As e-trading increases in importance, Wells Fargo has leapfrogged over some long-established players to become the most commonly used dealer for the electronic trading of investment grade corporate bonds.

Those are among the key findings of a new report from Greenwich Associates entitled, The Continuing Corporate Bond Evolution, which presents results from the Greenwich Associates 2015 US Fixed Income Investors Study, also reveals that as e-trading has increased in importance, Wells Fargo has leapfrogged over some long-established players to become the most commonly used dealer for the electronic trading of investment grade corporate bonds.

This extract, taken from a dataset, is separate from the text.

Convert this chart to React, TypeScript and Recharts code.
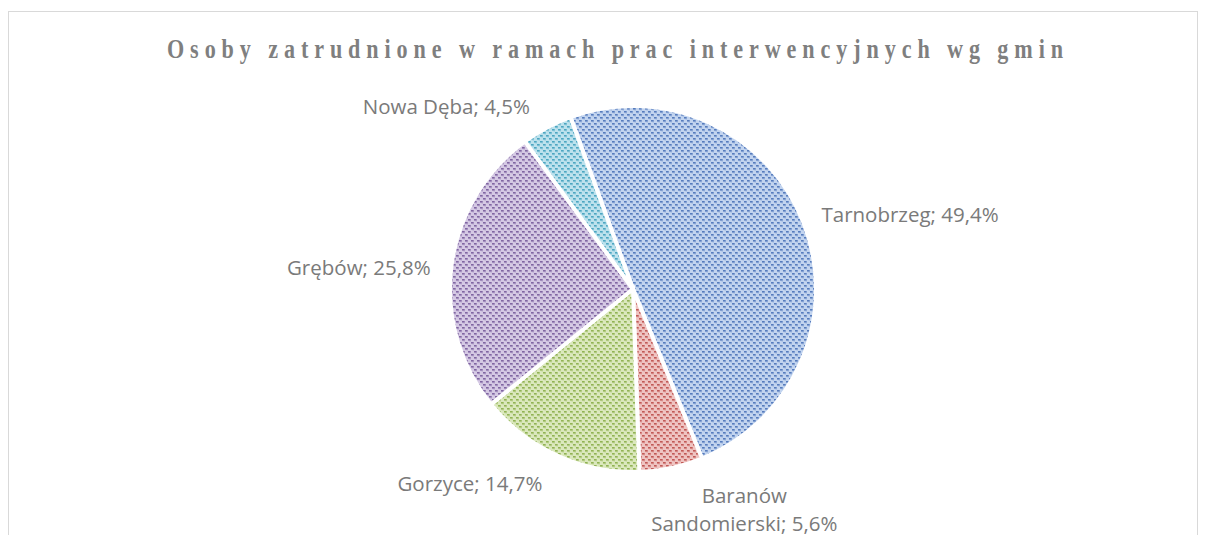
import React from 'react';
import { PieChart, Pie, Cell } from 'recharts';

const TITLE = 'Osoby zatrudnione w ramach prac interwencyjnych wg gmin';

const gminy = ['Tarnobrzeg', 'Baranów\nSandomierski', 'Gorzyce', 'Grębów', 'Nowa Dęba'];
const udzialy = [49.4, 5.6, 14.7, 25.8, 4.5];

const data = gminy.map((name, i) => ({ name, value: udzialy[i] }));

// light tint + dark dots for the Excel-like dotted fill
const LIGHT = ['#c2d4ef', '#efc4c2', '#dbe8bd', '#d5c9e4', '#bde2ed'];
const DARK = ['#4a72b8', '#bd4f4b', '#8aad48', '#775b9b', '#3fa0bd'];

// nudges for the outside labels (dx, dy from the point just outside the slice)
const LABEL_NUDGE = [
  { dx: 0, dy: 6, anchor: 'start' },
  { dx: 69, dy: 16, anchor: 'middle' },
  { dx: -7, dy: 18, anchor: 'end' },
  { dx: -2, dy: 12, anchor: 'end' },
  { dx: -8, dy: 3, anchor: 'end' },
];

const RAD = Math.PI / 180;
const fmt = (v: number) => v.toFixed(1).replace('.', ',') + '%';

const renderLabel = (props: any) => {
  const { cx, cy, midAngle, outerRadius, index, value, name } = props;
  const r = outerRadius + 19;
  const x = cx + r * Math.cos(-midAngle * RAD);
  const y = cy + r * Math.sin(-midAngle * RAD);
  const n = LABEL_NUDGE[index];
  const lines = String(name).split('\n');
  lines[lines.length - 1] += '; ' + fmt(value);
  return (
    <text
      x={x + n.dx}
      y={y + n.dy}
      textAnchor={n.anchor as any}
      fill="#7a7a7a"
      fontSize={20.5}
      fontFamily="'Open Sans', sans-serif"
    >
      {lines.map((l, k) => (
        <tspan key={k} x={x + n.dx} dy={k === 0 ? 0 : 28}>
          {l}
        </tspan>
      ))}
    </text>
  );
};

export default function App() {
  return (
    <div
      style={{
        height: 535,
        boxSizing: 'border-box',
        paddingTop: 3,
        overflow: 'hidden',
        marginBottom: -8,
      }}
    >
      <div
        style={{
          width: 1190,
          height: 600,
          boxSizing: 'border-box',
          border: '1px solid #d9d9d9',
          background: '#fff',
        }}
      >
        <PieChart width={1188} height={560} style={{ overflow: 'visible' }}>
          <defs>
            {LIGHT.map((c, i) => (
              <pattern key={i} id={`pat-${i}`} width={6} height={6} patternUnits="userSpaceOnUse">
                <rect width={6} height={6} fill={c} />
                <rect x={0} y={0} width={2.7} height={1.6} fill={DARK[i]} opacity={0.9} />
                <rect x={3} y={3} width={2.7} height={1.6} fill={DARK[i]} opacity={0.9} />
                <rect x={1.5} y={1.5} width={1.4} height={1.1} fill={DARK[i]} opacity={0.3} />
                <rect x={4.5} y={4.5} width={1.4} height={1.1} fill={DARK[i]} opacity={0.3} />
              </pattern>
            ))}
          </defs>
          <text
            x={0}
            y={0}
            transform="translate(158,46) scale(0.82,1)"
            textLength={896 / 0.82}
            lengthAdjust="spacing"
            fill="#7f7f7f"
            fontSize={27}
            fontWeight="bold"
            fontFamily="'Liberation Serif', 'Times New Roman', serif"
          >
            {TITLE}
          </text>
          <Pie
            data={data}
            dataKey="value"
            nameKey="name"
            cx={619}
            cy={272}
            outerRadius={183}
            startAngle={110}
            endAngle={-250}
            stroke="#ffffff"
            strokeWidth={4}
            label={renderLabel}
            labelLine={false}
            isAnimationActive={false}
          >
            {data.map((_, i) => (
              <Cell key={`cell-${i}`} fill={`url(#pat-${i})`} />
            ))}
          </Pie>
        </PieChart>
      </div>
    </div>
  );
}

The report suggests that liquidity in in corporate bonds is also improving, albeit slightly. The number of investors that believe executing orders over USD15 million in notional volume is either difficult or extremely difficult dropped from 81 per cent in 2014 to 71 per cent in 2015. 

“Clearly trading large blocks of corporate bonds is still no walk in the park; however any easing of this burden should be seen as a step in the right direction,” says Kevin McPartland, Head of Market Structure and Technology Research at Greenwich Associates.
 
According to the report, high yield bonds are the next electronic trading frontier. Although only 6 per cent of high yield trading volume is executed electronically, bonds that fit into the illiquid category are the focus of several new bond trading platforms now in expansion mode. Throw in an insatiable appetite for yield in this low-rate environment and the path to more high yield electronic trading is clear.

The report also says that investor interest in “all-to-all trading platforms” increased from 38 per cent in 2014 to 43 per cent in 2015. This shift points to a growing appetite among investors for trading anonymously with any market participant that is offering the right security at the right price and size.